When your husband and I began walking last fall, talking about how concerned he was for your children, and we realized one night that we clicked in a way that said this was actually going somewhere, I got scared. Not because of who he is, but because of who you were. And how much your friends loved you. And how much you meant to them…and how much they still missed you.
I was convinced that his and your friends wouldn’t accept me, couldn’t accept me in their lives as someone that was dating him. You were a wonderful friend to them…warm, caring and thoughtful. They had sat with you while you were ill–and so many told stories of how you had cared for them in your gentle conversation with them during that time. You asked them about their kids and their concerns when they came to be with you during your last weeks and months. How could anyone walk in the door hand in hand with your husband, and be accepted?
I worried that their loyalty and love for you would mean that they wouldn’t have room to get to know and like me. I was worried that I wouldn’t be good enough for them, that they would judge me harshly, that they would be cool at best, or rude at worst. I remember plaintively wailing to your husband, “They’re gonna hate me.”
Not my proudest moment. Quite possibly one of my most vulnerable ones.
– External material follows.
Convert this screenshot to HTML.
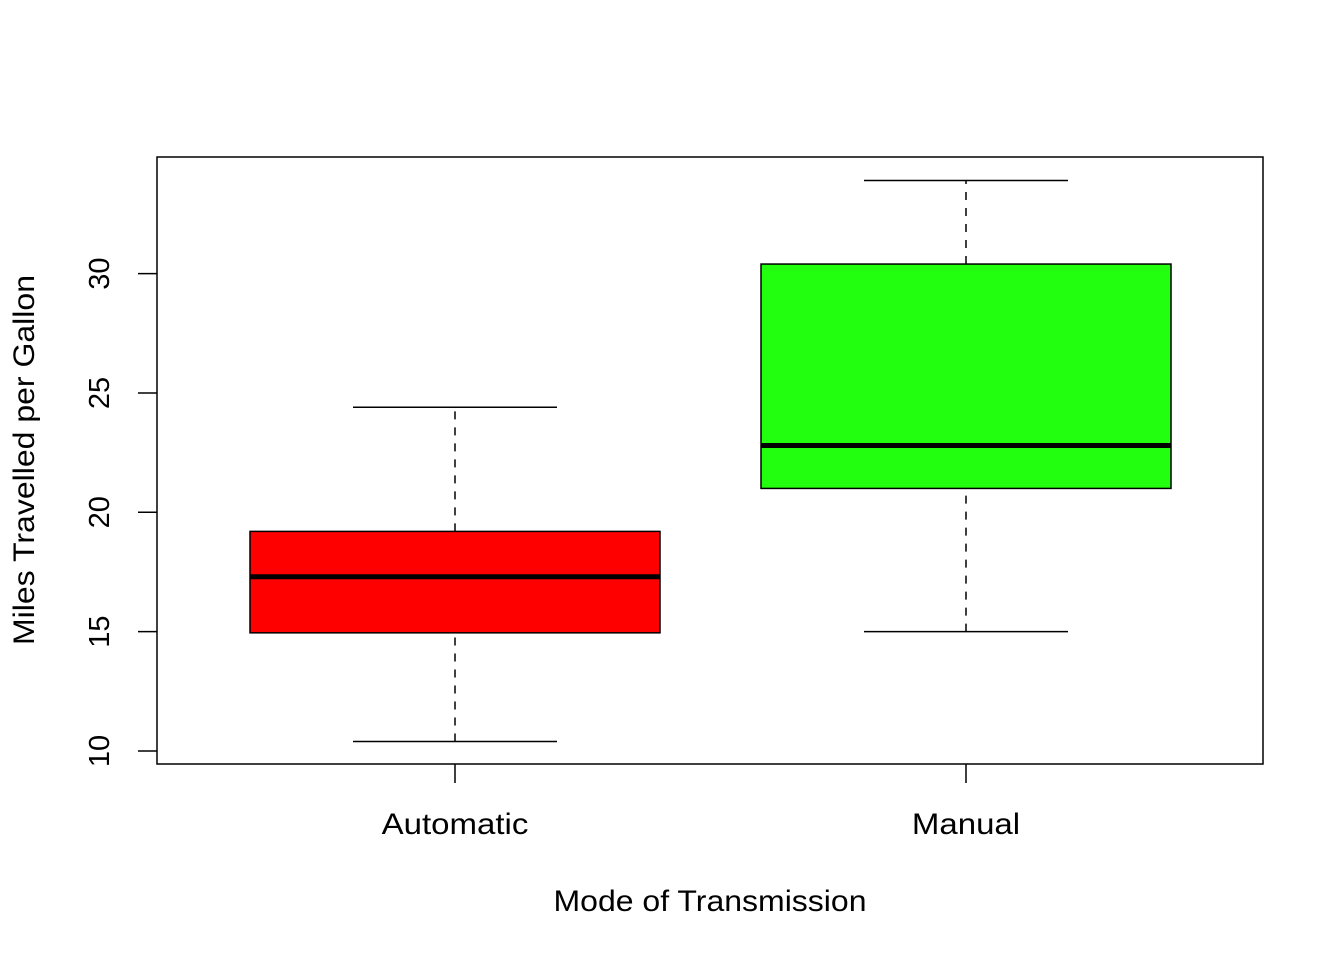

I can hardly tell you that now…how scared I was that I would be rejected.
I was wrong.
Your people have been very, very good to me. They have extended grace in ways that take my breath away. They have challenged me to increase my understanding of the capability of healing hearts to be in relationship.
Your friends’ grace-extended hardly makes sense for me.
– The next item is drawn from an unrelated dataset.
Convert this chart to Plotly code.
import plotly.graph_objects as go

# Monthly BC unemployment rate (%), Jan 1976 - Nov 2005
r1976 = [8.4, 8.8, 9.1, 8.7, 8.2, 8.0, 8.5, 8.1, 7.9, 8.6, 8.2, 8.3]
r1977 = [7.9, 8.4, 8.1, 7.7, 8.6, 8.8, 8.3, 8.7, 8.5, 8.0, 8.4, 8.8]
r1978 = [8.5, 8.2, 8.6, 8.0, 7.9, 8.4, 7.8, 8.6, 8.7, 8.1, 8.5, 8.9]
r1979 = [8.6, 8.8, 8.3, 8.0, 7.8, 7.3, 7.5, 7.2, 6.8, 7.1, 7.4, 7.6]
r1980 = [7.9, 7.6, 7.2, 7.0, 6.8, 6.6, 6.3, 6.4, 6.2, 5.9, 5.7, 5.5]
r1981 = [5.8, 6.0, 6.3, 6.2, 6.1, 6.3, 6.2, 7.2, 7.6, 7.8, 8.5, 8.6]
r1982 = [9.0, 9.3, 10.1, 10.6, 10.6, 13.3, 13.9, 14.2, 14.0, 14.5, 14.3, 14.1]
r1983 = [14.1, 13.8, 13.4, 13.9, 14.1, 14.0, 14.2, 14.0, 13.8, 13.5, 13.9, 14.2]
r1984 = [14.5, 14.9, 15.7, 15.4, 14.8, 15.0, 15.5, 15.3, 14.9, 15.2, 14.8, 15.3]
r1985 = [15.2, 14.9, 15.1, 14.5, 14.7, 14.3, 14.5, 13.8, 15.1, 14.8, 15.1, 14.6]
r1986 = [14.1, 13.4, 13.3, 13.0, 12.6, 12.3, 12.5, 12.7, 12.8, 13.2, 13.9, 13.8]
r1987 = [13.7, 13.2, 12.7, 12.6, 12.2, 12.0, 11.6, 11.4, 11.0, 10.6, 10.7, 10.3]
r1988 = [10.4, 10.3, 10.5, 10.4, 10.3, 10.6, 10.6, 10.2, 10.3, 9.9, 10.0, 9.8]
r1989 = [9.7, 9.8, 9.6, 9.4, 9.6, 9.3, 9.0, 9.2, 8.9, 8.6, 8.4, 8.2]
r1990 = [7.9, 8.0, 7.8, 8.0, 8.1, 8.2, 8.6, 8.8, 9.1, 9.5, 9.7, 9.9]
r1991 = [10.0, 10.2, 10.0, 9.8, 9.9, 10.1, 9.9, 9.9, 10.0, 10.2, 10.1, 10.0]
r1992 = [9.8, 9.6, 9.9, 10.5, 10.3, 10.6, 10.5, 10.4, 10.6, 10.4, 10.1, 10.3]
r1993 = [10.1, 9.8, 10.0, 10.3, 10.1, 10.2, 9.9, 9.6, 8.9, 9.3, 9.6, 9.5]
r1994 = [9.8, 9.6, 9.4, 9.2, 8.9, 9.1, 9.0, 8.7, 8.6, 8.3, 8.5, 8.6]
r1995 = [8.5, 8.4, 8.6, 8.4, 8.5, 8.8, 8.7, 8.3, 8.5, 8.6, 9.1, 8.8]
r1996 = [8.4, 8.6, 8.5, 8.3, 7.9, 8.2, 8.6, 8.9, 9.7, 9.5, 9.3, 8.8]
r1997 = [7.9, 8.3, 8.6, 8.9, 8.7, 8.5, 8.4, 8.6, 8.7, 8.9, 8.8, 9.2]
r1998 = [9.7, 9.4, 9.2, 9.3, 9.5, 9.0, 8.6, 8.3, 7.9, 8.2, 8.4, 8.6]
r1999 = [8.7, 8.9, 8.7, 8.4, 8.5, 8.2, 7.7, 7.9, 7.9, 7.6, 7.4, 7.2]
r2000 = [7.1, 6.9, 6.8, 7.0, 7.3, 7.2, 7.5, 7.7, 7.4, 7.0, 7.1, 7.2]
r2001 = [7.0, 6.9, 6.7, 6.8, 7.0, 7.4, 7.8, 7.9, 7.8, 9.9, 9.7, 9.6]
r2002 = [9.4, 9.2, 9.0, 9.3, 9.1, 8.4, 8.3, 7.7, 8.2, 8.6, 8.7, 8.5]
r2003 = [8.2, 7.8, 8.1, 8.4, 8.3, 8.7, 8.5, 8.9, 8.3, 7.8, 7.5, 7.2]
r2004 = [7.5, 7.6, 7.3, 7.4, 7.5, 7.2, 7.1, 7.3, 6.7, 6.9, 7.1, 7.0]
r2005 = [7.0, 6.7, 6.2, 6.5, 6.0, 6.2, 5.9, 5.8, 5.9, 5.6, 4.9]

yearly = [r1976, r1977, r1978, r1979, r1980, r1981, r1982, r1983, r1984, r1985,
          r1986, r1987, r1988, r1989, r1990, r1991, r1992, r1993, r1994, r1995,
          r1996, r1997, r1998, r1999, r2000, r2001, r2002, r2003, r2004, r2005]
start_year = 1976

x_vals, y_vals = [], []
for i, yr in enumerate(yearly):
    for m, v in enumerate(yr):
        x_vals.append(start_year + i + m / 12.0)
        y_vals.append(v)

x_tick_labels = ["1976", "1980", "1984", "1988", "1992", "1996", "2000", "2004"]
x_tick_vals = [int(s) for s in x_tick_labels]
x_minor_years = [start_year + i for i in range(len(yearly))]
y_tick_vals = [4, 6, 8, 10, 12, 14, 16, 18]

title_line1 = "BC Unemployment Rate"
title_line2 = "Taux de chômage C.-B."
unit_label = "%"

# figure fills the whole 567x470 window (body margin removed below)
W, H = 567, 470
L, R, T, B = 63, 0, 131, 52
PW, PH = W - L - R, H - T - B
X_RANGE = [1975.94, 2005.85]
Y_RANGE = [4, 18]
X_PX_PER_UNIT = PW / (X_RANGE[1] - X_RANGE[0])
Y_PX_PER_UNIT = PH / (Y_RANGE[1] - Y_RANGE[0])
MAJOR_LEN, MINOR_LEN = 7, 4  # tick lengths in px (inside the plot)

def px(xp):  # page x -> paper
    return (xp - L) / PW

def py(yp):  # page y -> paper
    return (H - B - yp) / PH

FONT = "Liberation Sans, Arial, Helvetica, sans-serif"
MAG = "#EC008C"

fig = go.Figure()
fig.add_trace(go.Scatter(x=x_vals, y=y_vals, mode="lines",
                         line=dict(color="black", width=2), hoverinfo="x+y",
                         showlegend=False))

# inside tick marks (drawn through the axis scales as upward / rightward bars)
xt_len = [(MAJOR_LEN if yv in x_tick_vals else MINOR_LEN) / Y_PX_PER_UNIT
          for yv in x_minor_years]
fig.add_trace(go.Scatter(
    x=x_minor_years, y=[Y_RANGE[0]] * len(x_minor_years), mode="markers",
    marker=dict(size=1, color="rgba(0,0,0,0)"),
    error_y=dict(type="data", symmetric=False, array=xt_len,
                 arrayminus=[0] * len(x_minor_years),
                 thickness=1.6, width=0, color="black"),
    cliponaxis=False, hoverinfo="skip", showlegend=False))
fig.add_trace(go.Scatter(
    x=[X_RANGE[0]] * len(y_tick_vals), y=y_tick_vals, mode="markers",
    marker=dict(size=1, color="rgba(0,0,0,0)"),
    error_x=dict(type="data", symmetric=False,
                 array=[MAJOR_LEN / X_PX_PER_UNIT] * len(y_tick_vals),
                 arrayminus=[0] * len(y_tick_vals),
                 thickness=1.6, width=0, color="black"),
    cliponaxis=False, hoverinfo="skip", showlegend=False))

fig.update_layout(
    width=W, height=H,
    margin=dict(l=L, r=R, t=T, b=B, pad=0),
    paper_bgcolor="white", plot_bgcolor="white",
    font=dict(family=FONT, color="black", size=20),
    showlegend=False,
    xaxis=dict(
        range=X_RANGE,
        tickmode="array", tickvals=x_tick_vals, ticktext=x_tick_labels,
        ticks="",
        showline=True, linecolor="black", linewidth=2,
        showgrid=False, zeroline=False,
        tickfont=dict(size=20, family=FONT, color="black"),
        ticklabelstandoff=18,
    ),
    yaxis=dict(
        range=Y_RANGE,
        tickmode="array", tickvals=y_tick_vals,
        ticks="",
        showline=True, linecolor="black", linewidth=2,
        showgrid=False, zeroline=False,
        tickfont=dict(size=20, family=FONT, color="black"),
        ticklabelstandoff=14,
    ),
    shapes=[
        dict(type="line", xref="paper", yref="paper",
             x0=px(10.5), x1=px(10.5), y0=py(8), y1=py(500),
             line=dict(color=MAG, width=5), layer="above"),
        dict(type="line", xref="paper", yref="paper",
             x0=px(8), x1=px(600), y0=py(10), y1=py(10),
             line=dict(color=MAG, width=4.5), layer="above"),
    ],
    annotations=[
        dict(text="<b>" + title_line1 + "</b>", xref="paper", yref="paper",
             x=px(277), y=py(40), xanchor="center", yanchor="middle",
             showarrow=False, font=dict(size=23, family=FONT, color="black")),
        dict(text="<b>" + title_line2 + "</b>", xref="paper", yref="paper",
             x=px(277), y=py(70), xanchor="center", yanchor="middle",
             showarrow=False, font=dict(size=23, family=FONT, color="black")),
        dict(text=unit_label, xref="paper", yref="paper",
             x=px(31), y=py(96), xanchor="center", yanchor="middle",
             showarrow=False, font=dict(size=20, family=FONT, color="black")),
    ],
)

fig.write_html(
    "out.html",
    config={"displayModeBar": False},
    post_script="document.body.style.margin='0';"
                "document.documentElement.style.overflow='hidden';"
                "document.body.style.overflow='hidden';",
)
When J. told your best friend that he had begun dating someone, her first question, and I kid you not, was, “When can we meet her?” Your best friend, the one you hung out with for 25 years, double dated, played cards with, laughed with, and cried with–wanted to meet me. She and her husband were so gracious and kind…somehow they know how to miss you and grieve you and still hold space to get to know (and even seemingly like) me. She emailed me after our first double date to say:
Yes, we miss Car … But that doesn’t mean we can’t enjoy and appreciate a fun, lovely, wise, Godly woman that we have the opportunity to get to know and who brings J. so much joy. We are truly ok with this newest turn in the road for J. It is very easy to welcome you and enjoy you.
You were her friend for all those years, so maybe you’re not surprised. But I sure was humbled and shocked by her ability to make room for me. One night in January, before we were engaged, when she greeted us at the beginning of a visit, she looked at my finger to see if there was a ring. She looked disappointed that she wouldn’t be able to use the cute little noisemaker she had picked up from the dollar store that day to celebrate a possible engagement. She’s been great, Carolyn. Really wonderful…she’s fully immersed in the exquisite messiness of grieving you and welcoming me. I can see why you loved her so much.
One of the basketball moms spoke with me as we chatted together during a game we were watching together…one of your friends. (When we sit on those bleachers night after night, it’s a chance to visit too, not just watch basketball, eh? I know you were like that too, Carolyn…many have told me about conversations they have had with you at those games where you asked them about their lives–their hurts and their dreams) The basketball mom admitted it took her a bit of to wrap her head around the idea that your husband was dating me…I liked her candidness about the hard in it…but she was lovingly philosophical about it.
She told me that she remembered when she was expecting her second child, how she was concerned about her ability to love this second one as much as she very much loved her first. The love a mother has for her child can take a person’s breath away. While pregnant, she couldn’t imagine loving her second the way she did the first. At the time, she could hardly imagine having enough love left over from loving the first one to love the second. Would she perhaps have to love the first less? Would the first would be cheated of her love as she stretched that love to cover the second as well?
She told me about these fears she had when she was pregnant and acknowledges that they sound irrational now…but she was pregnant then, and hormonal–you know what’s that like, right? Then she said, “And of course, as soon as the second was born, of course, there’s this whole swelling up of love for this new little one. And I realized that my love didn’t have to be divided. I could love them both–differently, but profoundly. There was no competing for a some sort of finite amount of love.”
She went on to tell me that for her, it was a parallel experience as she figured out how to relate to you and I, Carolyn. That she could miss you and be sad for you. And that she could enjoy me and my company. She had figured it out for herself that being friendly with me didn’t mean being disloyal to you. That being friends with me didn’t disrespect your memory. That she could remember and miss you very much, and be welcoming to me. She had figured out this exquisite messiness in a way that extended grace to both you and I.
They have inspired me to embrace the messy-complicated too. This fall, I will help your husband host the Operation Shoe Box packing party together. We’ve already sent out an email to your friends, to start finding things to purchase…Target is closing out and they have school supplies and toys at great prices. I’m looking forward to celebrating with them a project that was important to you, and that celebrates who you were to each of them.
Your friends have taught me there is no competition, no comparisons. The memory of all of your goodness can be celebrated and treasured and grieved. And I get to be me.
Exquisitely messy.
I deeply appreciate the friendly welcome that so many of your friends have extended to me…I treasure it and see it as an extension of your warmth and grace that you so often extended to so many others.